Description of the task.
Below are records that hold pictures; write out only the lines from their start through the line with "from matplotlib.ticker import FixedLocator", exactly, and drop the pictures.
BEGIN Provided material
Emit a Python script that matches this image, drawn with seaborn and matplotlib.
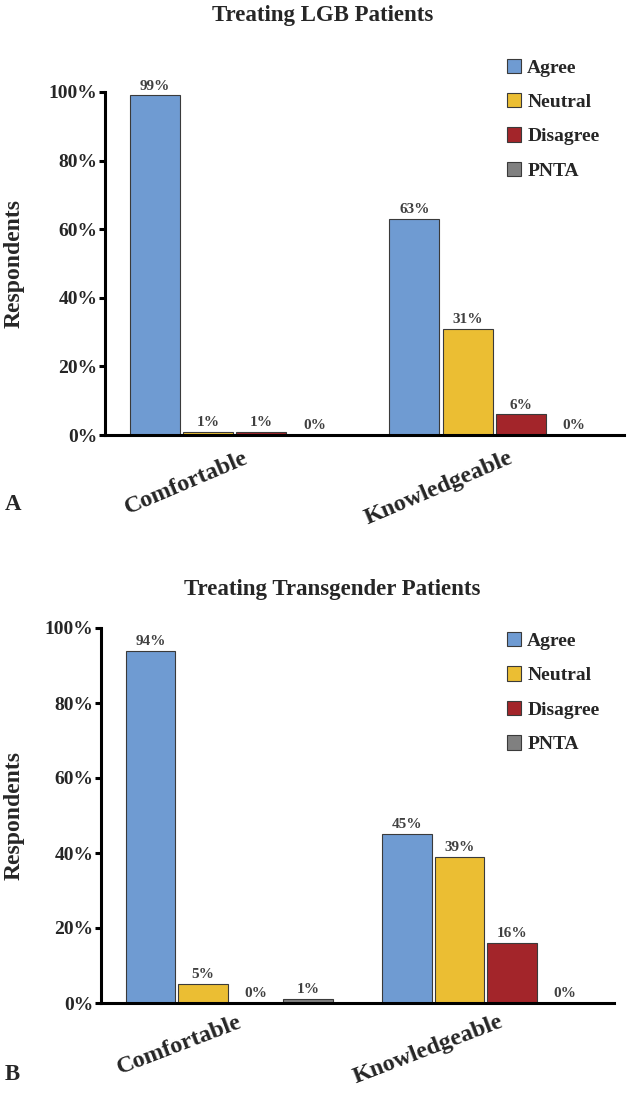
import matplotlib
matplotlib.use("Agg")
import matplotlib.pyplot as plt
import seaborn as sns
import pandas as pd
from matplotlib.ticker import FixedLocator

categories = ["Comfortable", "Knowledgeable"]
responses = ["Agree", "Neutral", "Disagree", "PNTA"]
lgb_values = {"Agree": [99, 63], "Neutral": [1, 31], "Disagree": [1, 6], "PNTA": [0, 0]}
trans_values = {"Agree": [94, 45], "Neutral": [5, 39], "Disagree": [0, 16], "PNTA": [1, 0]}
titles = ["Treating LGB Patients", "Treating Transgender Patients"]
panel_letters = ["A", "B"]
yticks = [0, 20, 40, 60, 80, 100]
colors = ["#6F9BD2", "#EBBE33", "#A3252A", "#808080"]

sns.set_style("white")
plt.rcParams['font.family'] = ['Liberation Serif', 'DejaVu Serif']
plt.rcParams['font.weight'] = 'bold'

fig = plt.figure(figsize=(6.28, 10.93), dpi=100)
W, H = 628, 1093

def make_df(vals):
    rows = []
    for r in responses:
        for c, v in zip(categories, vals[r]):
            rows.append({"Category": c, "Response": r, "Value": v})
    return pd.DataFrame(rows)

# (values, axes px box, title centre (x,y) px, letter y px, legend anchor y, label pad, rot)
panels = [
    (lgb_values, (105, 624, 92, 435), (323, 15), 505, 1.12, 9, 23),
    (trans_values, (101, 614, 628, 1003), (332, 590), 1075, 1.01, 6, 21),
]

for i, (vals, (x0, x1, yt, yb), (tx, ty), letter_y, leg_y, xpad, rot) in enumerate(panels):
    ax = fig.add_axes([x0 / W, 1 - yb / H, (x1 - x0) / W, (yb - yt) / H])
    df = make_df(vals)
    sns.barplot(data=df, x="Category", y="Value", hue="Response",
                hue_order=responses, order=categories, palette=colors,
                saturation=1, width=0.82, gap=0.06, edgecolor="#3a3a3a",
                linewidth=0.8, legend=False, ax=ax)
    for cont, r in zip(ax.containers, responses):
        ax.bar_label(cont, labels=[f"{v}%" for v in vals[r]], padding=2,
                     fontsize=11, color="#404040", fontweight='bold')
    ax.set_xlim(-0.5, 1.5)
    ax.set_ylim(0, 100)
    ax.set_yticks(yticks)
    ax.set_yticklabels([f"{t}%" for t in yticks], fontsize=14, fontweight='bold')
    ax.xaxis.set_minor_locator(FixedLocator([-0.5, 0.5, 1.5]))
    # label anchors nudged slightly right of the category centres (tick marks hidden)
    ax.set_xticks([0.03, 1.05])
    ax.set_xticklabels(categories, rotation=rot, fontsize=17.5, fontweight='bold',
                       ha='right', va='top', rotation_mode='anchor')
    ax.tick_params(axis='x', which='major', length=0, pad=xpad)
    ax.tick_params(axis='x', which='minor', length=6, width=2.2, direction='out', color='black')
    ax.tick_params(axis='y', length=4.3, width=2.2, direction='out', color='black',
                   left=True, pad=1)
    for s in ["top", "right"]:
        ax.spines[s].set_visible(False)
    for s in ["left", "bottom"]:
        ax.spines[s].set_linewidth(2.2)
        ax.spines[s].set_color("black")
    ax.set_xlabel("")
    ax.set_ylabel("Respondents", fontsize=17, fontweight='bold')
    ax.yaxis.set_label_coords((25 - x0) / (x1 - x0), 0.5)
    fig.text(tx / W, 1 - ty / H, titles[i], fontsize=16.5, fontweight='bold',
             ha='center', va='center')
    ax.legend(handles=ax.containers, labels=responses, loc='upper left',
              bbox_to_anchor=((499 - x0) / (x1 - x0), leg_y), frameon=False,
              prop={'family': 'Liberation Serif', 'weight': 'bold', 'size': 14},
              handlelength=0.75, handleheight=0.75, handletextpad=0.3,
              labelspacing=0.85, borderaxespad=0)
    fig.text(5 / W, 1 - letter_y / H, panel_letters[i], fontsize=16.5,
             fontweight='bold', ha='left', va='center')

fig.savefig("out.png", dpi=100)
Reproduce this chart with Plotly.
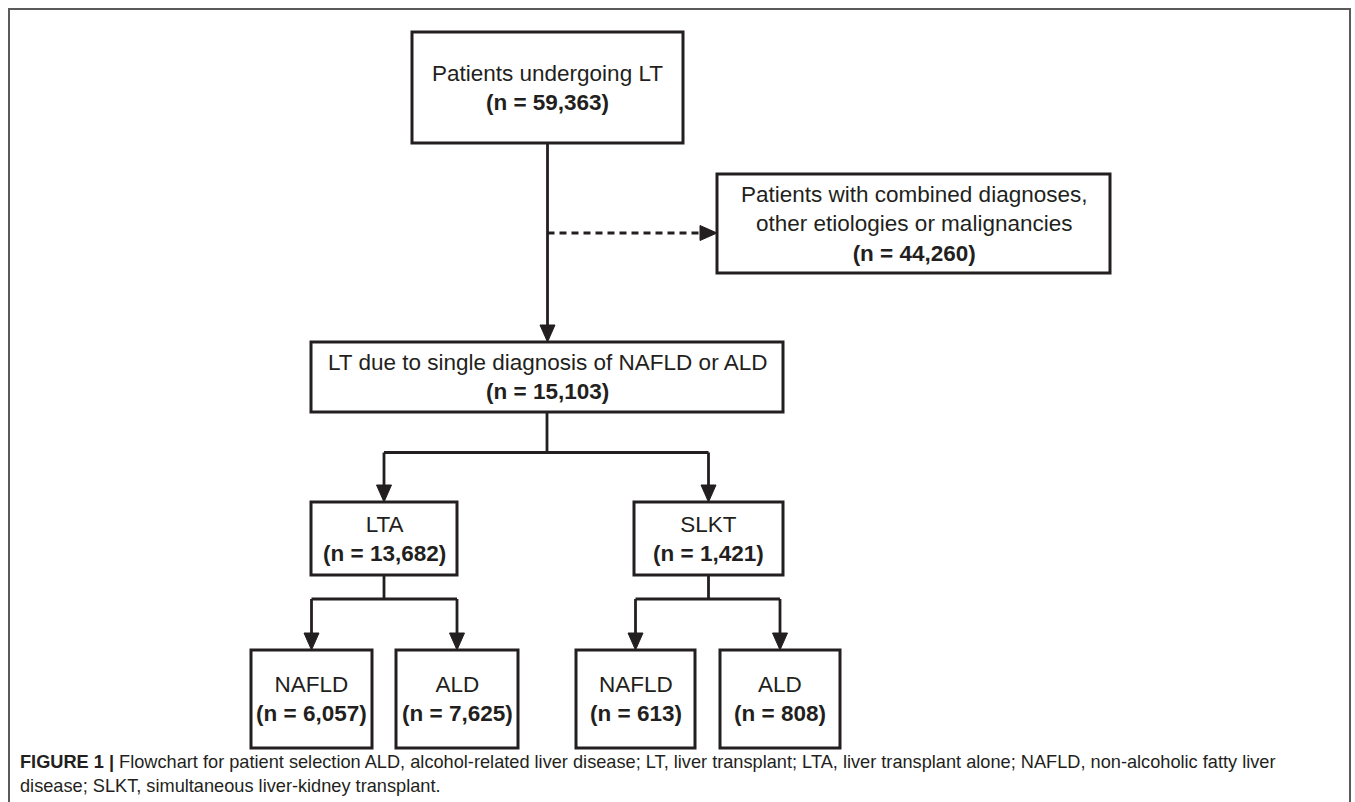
END Provided material
Task output.
Emit a Python script that matches this image, drawn with seaborn and matplotlib.
import matplotlib
matplotlib.use("Agg")
import matplotlib.pyplot as plt
import seaborn as sns
import pandas as pd
from matplotlib.ticker import FixedLocator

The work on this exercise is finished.